Problem to solve
Each line from the top of the listing through the one holding "ax.set_ylim(6.138, -0.478)" should be restated word for word, with nothing added and no pictures.

Supplied data

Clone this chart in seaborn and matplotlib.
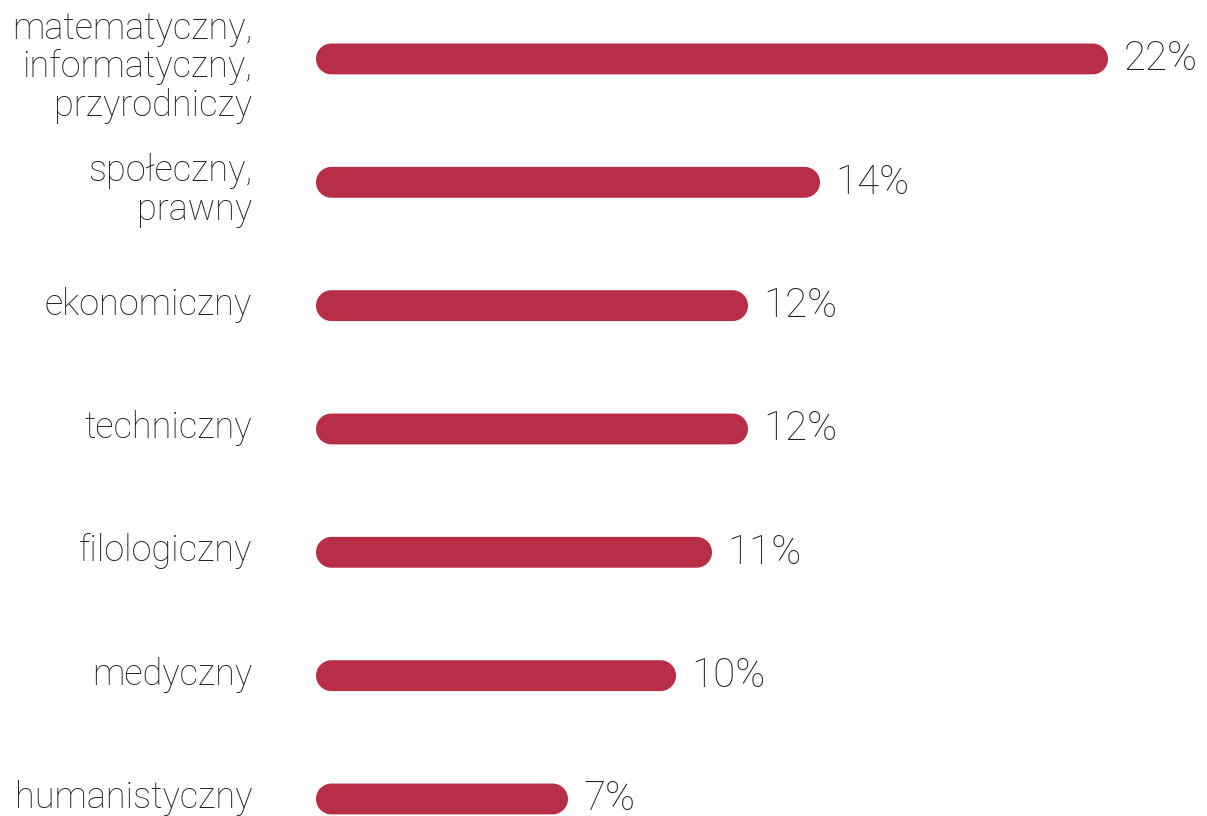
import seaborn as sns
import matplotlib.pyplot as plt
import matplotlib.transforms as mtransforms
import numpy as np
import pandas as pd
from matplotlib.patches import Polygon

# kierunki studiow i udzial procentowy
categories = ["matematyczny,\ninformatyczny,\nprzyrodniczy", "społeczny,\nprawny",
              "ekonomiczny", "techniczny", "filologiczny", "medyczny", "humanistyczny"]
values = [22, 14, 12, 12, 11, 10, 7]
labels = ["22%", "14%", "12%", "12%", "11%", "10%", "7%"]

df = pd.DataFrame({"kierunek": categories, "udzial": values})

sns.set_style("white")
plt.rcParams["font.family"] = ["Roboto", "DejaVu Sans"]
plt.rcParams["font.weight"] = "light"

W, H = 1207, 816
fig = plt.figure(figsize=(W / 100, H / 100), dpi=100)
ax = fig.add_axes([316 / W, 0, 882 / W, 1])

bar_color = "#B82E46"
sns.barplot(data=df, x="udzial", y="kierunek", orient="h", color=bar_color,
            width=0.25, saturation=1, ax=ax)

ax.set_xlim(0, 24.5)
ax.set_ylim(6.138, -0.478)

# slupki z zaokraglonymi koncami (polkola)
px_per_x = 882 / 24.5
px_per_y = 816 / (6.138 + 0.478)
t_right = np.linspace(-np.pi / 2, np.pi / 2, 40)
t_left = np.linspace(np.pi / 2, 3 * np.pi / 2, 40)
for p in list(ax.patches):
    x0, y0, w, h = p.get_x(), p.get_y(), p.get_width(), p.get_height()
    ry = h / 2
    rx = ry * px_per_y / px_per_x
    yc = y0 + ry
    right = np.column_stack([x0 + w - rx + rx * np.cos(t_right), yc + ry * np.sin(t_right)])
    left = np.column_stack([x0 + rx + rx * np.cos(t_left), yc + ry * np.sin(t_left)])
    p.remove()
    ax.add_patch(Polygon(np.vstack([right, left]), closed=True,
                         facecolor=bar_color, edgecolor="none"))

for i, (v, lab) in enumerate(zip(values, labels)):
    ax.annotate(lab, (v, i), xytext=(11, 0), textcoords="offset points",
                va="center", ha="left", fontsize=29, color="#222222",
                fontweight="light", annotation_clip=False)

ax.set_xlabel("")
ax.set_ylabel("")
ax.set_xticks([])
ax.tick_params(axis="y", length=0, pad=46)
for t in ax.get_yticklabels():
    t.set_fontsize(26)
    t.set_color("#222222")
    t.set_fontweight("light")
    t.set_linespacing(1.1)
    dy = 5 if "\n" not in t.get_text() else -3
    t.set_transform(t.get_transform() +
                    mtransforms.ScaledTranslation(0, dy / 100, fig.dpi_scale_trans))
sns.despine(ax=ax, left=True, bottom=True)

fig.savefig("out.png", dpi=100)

In response
Clone this chart in seaborn and matplotlib.
import seaborn as sns
import matplotlib.pyplot as plt
import matplotlib.transforms as mtransforms
import numpy as np
import pandas as pd
from matplotlib.patches import Polygon

# kierunki studiow i udzial procentowy
categories = ["matematyczny,\ninformatyczny,\nprzyrodniczy", "społeczny,\nprawny",
              "ekonomiczny", "techniczny", "filologiczny", "medyczny", "humanistyczny"]
values = [22, 14, 12, 12, 11, 10, 7]
labels = ["22%", "14%", "12%", "12%", "11%", "10%", "7%"]

df = pd.DataFrame({"kierunek": categories, "udzial": values})

sns.set_style("white")
plt.rcParams["font.family"] = ["Roboto", "DejaVu Sans"]
plt.rcParams["font.weight"] = "light"

W, H = 1207, 816
fig = plt.figure(figsize=(W / 100, H / 100), dpi=100)
ax = fig.add_axes([316 / W, 0, 882 / W, 1])

bar_color = "#B82E46"
sns.barplot(data=df, x="udzial", y="kierunek", orient="h", color=bar_color,
            width=0.25, saturation=1, ax=ax)

ax.set_xlim(0, 24.5)
ax.set_ylim(6.138, -0.478)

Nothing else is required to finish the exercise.